Penitential Reading
Well, it's Wednesday Penance for everyone here. And it's brutal.
I'm going through this report, and it's just 424 pages of horror. Story after unreal story, and even though much if not most of it doesn't come as a surprise, the level of negligence -- or, dare I say it, clericalism -- is stunning. Aside from one priest who conducted himself disgustingly while hearing my confession many years ago, there's part of me which is offering a prayer of thanksgiving to God that, having lived within the daily context of this institution for so many years, I was spared the ravages of what so many of these victims unnecessarily had to suffer, both at the hands of their abusers and from the archdiocese.
Some snips I've come across:
- Father David Sicoli, removed from ministry only a year ago after being shuffled around to several assignments.

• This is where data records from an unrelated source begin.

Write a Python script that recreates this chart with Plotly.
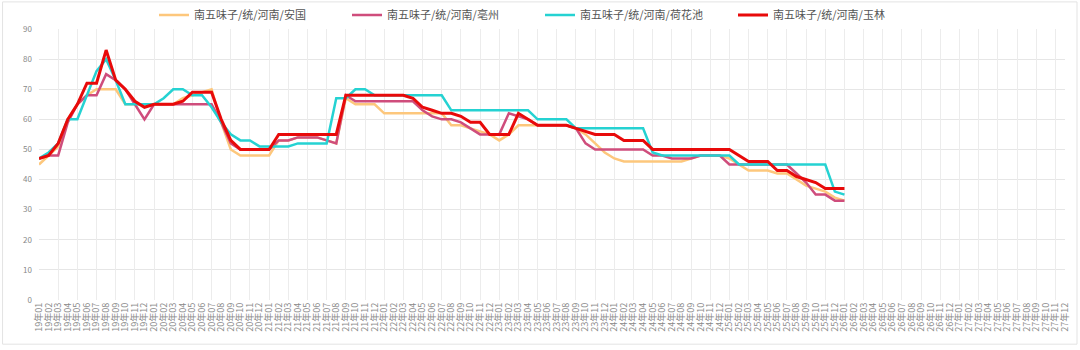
import plotly.graph_objects as go

months = [f"{y}年{m:02d}" for y in range(19, 28) for m in range(1, 13)]

names = ["南五味子/统/河南/安国", "南五味子/统/河南/亳州", "南五味子/统/河南/荷花池", "南五味子/统/河南/玉林"]

anguo = [45, 48, 51, 60, 65, 68, 70, 70, 70, 65, 65, 65,
         65, 65, 65, 67, 68, 69, 70, 59, 50, 48, 48, 48,
         48, 53, 53, 54, 54, 54, 53, 52, 67, 65, 65, 65,
         62, 62, 62, 62, 62, 62, 62, 58, 58, 57, 56, 55,
         53, 55, 58, 58, 58, 58, 58, 58, 57, 55, 52, 49,
         47, 46, 46, 46, 46, 46, 46, 46, 47, 48, 48, 48,
         47, 45, 43, 43, 43, 42, 42, 40, 38, 37, 36, 34, 33]

bozhou = [47, 48, 48, 59, 65, 68, 68, 75, 73, 70, 65, 60,
          65, 65, 65, 65, 65, 65, 65, 59, 52, 50, 50, 50,
          50, 53, 53, 54, 54, 54, 53, 52, 68, 66, 66, 66,
          66, 66, 66, 66, 63, 61, 60, 60, 59, 57, 55, 55,
          55, 62, 61, 60, 58, 58, 58, 58, 57, 52, 50, 50,
          50, 50, 50, 50, 48, 48, 47, 47, 47, 48, 48, 48,
          45, 45, 45, 45, 45, 45, 45, 42, 39, 35, 35, 33, 33]

hehuachi = [47, 49, 52, 60, 60, 68, 76, 80, 73, 65, 65, 65,
            65, 67, 70, 70, 68, 68, 64, 59, 55, 53, 53, 51,
            51, 51, 51, 52, 52, 52, 52, 67, 67, 70, 70, 68,
            68, 68, 68, 68, 68, 68, 68, 63, 63, 63, 63, 63,
            63, 63, 63, 63, 60, 60, 60, 60, 57, 57, 57, 57,
            57, 57, 57, 57, 49, 48, 48, 48, 48, 48, 48, 48,
            48, 45, 45, 45, 45, 45, 45, 45, 45, 45, 45, 36, 35]

yulin = [47, 48, 52, 60, 65, 72, 72, 83, 73, 70, 66, 64,
         65, 65, 65, 66, 69, 69, 69, 60, 53, 50, 50, 50,
         50, 55, 55, 55, 55, 55, 55, 55, 68, 68, 68, 68,
         68, 68, 68, 67, 64, 63, 62, 62, 61, 59, 59, 55,
         55, 55, 62, 60, 58, 58, 58, 58, 57, 56, 55, 55,
         55, 53, 53, 53, 50, 50, 50, 50, 50, 50, 50, 50,
         50, 48, 46, 46, 46, 43, 43, 41, 40, 39, 37, 37, 37]

y_ticks = list(range(0, 100, 10))

series = [anguo, bozhou, hehuachi, yulin]
colors = ["#fdc77c", "#cf4d7c", "#25d2d2", "#e80a0a"]
widths = [2.5, 2.5, 2.5, 3]

fig = go.Figure()
for name, vals, c, w in zip(names, series, colors, widths):
    fig.add_trace(go.Scatter(
        x=months[:len(vals)], y=vals, name=name, mode="lines",
        line=dict(color=c, width=w), xaxis="x", yaxis="y"))

fig.update_layout(
    width=1080, height=350,
    margin=dict(l=39, r=15, t=29, b=50, autoexpand=False),
    paper_bgcolor="white", plot_bgcolor="white",
    font=dict(family="Noto Sans CJK SC, sans-serif", color="#666"),
    showlegend=True,
    legend=dict(orientation="h", x=0.5, xref="container", xanchor="center",
                y=0.957, yref="container", yanchor="middle",
                font=dict(size=11, color="#555"), entrywidth=148, entrywidthmode="pixels",
                itemwidth=30, bgcolor="rgba(0,0,0,0)"),
    xaxis=dict(type="category", categoryorder="array", categoryarray=months,
               range=[0, len(months) - 1], tickmode="array", tickvals=months,
               ticktext=months, tickangle=-90, tickfont=dict(size=9, color="#888"),
               showgrid=False, showline=False, zeroline=False, ticks="", ticklen=0),
    xaxis2=dict(type="category", categoryorder="array", categoryarray=months,
                range=[0, len(months) - 1], overlaying="x", tickmode="array",
                tickvals=months[::2], showticklabels=False, showgrid=True,
                gridcolor="#ececec", gridwidth=1, zeroline=False, showline=False,
                side="bottom"),
    yaxis=dict(range=[0, 90], tickmode="array", tickvals=y_ticks,
               tickfont=dict(size=8, color="#888"), showgrid=True, gridcolor="#e6e6e6",
               zeroline=False, showline=False, ticks="", ticklabelstandoff=6),
    shapes=[dict(type="rect", xref="paper", yref="paper",
                 x0=-0.0355, x1=1.0117, y0=-0.163, y1=1.1, line=dict(color="#e3e3e3", width=1),
                 fillcolor="rgba(0,0,0,0)", layer="below")],
)
# grid-only helper axis needs a (blank) trace to be drawn
fig.add_trace(go.Scatter(x=months, y=[None] * len(months), xaxis="x2", yaxis="y",
                         showlegend=False, hoverinfo="skip", mode="lines"))

fig.write_html("out.html")
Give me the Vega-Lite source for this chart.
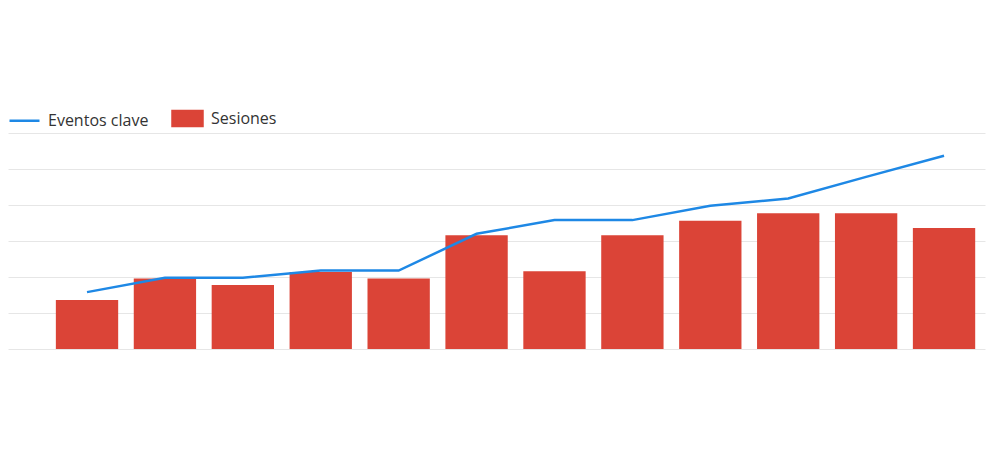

In 1993, he was overheard telling a 14 year-old with whom he was involved, "You make me feel like a cheap whore." The boy, who wasn't Catholic, was quickly baptized by Sicoli and made head of the parish youth group. When the other priests in the rectory reported his untoward conduct, Sicoli was sent for an evaluation and returned to ministry -- in "one-man parishes" where the observations of other priests would not be present. There were relationships with several boys, one of which was described as "intense and violent." One of the whistle-blowers on Sicoli was a lay minister named Anthony Bozeman, an eminent man and leader among the next generation of Black Catholics who later entered the Philadelphia Seminary and was ordained in 2000. He testified to the Grand Jury and, in the most recent clerical changes, left the archdiocese of Philadelphia to enter the Josephites.
- Father James Bryzski, who is said to have abused "possibly over a hundred victims." A victim wondered whether his parents "had accepted money from Fr. Bryzski in exchange for permission to abuse their son." Another boy testified that Bryzski had abused him "a couple of hundred times." When sent to St. Luke's, Bryzski called several of his victims, inviting them to come and see him. Despite admitting several acts of sexual misconduct to his superiors, silence was ordered and the Chancery decided to "not actively seek further names of persons who may have been involved with Father Bryzski."